# Source data:
----------
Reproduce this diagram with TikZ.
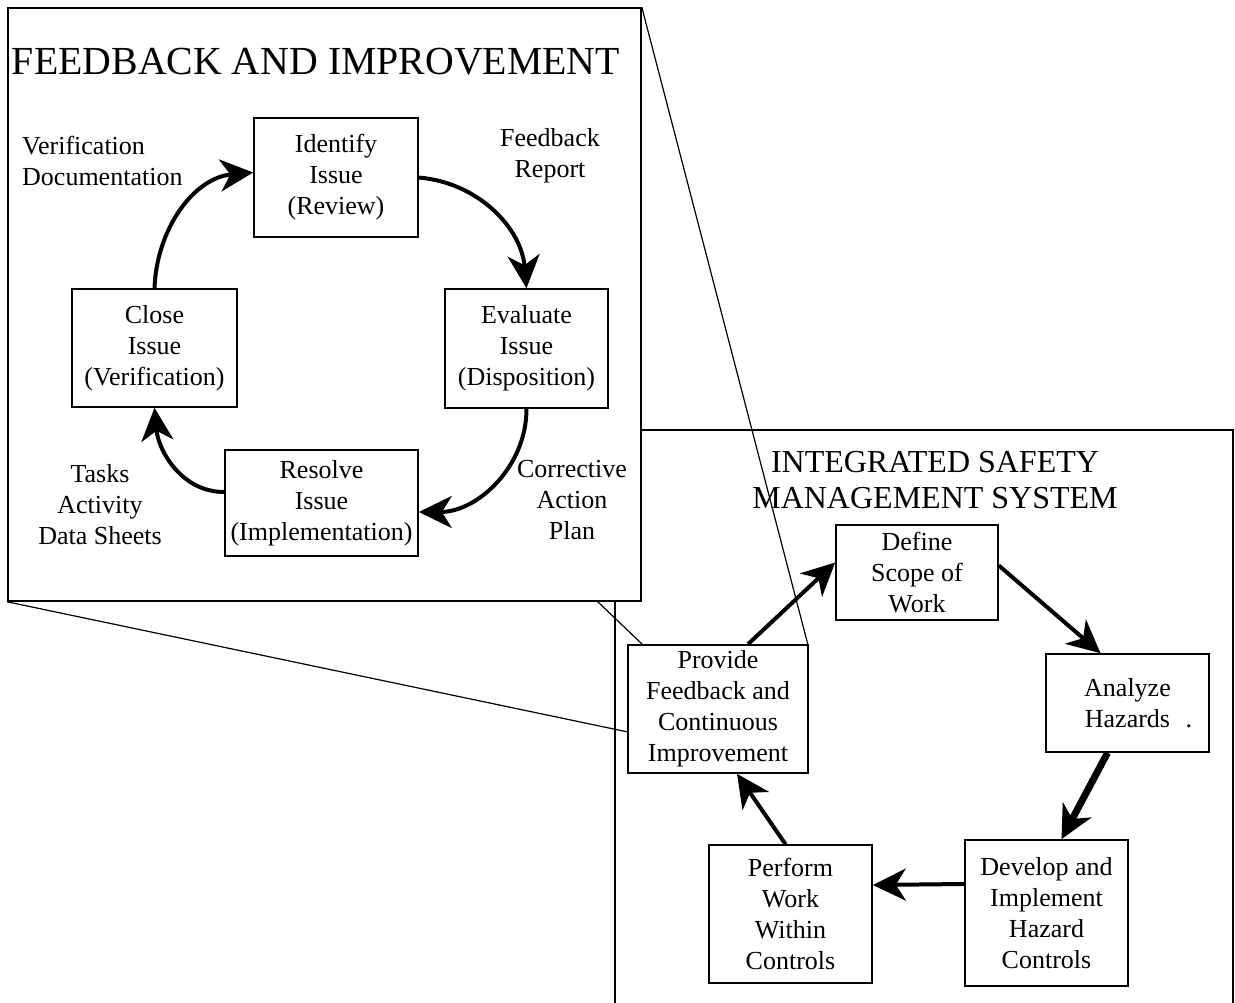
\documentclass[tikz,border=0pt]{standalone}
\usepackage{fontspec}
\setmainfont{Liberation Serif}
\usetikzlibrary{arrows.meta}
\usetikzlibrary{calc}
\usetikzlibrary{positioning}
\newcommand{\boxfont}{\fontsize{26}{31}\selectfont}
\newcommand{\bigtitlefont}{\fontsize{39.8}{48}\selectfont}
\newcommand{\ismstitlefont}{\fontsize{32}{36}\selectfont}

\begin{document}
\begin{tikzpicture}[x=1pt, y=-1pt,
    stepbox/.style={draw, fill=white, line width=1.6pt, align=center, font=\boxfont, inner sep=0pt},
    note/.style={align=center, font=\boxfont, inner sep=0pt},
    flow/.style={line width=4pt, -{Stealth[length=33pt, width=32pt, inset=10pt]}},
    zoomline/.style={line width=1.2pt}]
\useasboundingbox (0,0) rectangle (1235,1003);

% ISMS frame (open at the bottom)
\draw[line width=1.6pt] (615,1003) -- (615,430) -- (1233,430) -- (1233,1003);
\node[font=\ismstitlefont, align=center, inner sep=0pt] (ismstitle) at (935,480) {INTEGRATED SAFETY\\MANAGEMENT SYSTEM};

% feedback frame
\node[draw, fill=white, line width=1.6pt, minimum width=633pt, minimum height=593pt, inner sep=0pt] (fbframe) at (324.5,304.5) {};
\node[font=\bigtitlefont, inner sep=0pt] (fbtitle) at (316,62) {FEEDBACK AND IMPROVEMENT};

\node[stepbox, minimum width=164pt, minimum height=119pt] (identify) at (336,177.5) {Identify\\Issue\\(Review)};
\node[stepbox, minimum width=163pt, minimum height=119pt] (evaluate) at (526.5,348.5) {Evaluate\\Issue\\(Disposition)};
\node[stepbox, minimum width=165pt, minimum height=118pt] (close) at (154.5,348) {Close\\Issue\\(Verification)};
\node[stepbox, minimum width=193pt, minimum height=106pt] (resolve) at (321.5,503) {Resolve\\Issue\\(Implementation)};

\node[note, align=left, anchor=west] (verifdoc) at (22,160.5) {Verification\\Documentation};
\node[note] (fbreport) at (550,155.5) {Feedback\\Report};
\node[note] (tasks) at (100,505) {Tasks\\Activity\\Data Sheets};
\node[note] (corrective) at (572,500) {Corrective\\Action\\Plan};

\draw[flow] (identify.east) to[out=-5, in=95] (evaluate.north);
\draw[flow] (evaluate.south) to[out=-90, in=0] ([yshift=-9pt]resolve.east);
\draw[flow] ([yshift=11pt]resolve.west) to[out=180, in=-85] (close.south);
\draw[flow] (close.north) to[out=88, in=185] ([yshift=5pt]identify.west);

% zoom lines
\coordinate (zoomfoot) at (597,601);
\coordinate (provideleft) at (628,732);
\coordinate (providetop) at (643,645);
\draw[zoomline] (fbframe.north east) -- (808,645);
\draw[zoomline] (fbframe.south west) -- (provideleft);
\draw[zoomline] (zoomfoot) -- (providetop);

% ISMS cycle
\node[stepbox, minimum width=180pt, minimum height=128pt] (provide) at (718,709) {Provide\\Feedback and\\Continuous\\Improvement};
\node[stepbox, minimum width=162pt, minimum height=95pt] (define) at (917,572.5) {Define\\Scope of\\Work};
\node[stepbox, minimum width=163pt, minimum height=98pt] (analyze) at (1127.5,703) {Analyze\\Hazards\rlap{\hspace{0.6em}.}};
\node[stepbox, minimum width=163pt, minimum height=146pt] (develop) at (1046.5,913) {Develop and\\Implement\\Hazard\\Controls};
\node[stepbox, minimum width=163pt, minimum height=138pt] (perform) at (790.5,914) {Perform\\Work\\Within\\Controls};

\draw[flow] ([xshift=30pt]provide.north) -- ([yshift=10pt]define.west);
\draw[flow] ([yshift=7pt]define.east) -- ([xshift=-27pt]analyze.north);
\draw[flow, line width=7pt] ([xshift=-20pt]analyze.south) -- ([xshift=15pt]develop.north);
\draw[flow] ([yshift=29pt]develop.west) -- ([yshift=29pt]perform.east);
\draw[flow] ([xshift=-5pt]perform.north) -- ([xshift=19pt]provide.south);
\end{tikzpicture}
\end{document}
----------
# What to work on:
Repeat, word for word and with no pictures, only the lines running from the beginning of the data to the line that contains "minimum width=193pt, minimum".

# Solution to this problem:
Reproduce this diagram with TikZ.
\documentclass[tikz,border=0pt]{standalone}
\usepackage{fontspec}
\setmainfont{Liberation Serif}
\usetikzlibrary{arrows.meta}
\usetikzlibrary{calc}
\usetikzlibrary{positioning}
\newcommand{\boxfont}{\fontsize{26}{31}\selectfont}
\newcommand{\bigtitlefont}{\fontsize{39.8}{48}\selectfont}
\newcommand{\ismstitlefont}{\fontsize{32}{36}\selectfont}

\begin{document}
\begin{tikzpicture}[x=1pt, y=-1pt,
    stepbox/.style={draw, fill=white, line width=1.6pt, align=center, font=\boxfont, inner sep=0pt},
    note/.style={align=center, font=\boxfont, inner sep=0pt},
    flow/.style={line width=4pt, -{Stealth[length=33pt, width=32pt, inset=10pt]}},
    zoomline/.style={line width=1.2pt}]
\useasboundingbox (0,0) rectangle (1235,1003);

% ISMS frame (open at the bottom)
\draw[line width=1.6pt] (615,1003) -- (615,430) -- (1233,430) -- (1233,1003);
\node[font=\ismstitlefont, align=center, inner sep=0pt] (ismstitle) at (935,480) {INTEGRATED SAFETY\\MANAGEMENT SYSTEM};

% feedback frame
\node[draw, fill=white, line width=1.6pt, minimum width=633pt, minimum height=593pt, inner sep=0pt] (fbframe) at (324.5,304.5) {};
\node[font=\bigtitlefont, inner sep=0pt] (fbtitle) at (316,62) {FEEDBACK AND IMPROVEMENT};

\node[stepbox, minimum width=164pt, minimum height=119pt] (identify) at (336,177.5) {Identify\\Issue\\(Review)};
\node[stepbox, minimum width=163pt, minimum height=119pt] (evaluate) at (526.5,348.5) {Evaluate\\Issue\\(Disposition)};
\node[stepbox, minimum width=165pt, minimum height=118pt] (close) at (154.5,348) {Close\\Issue\\(Verification)};
\node[stepbox, minimum width=193pt, minimum height=106pt] (resolve) at (321.5,503) {Resolve\\Issue\\(Implementation)};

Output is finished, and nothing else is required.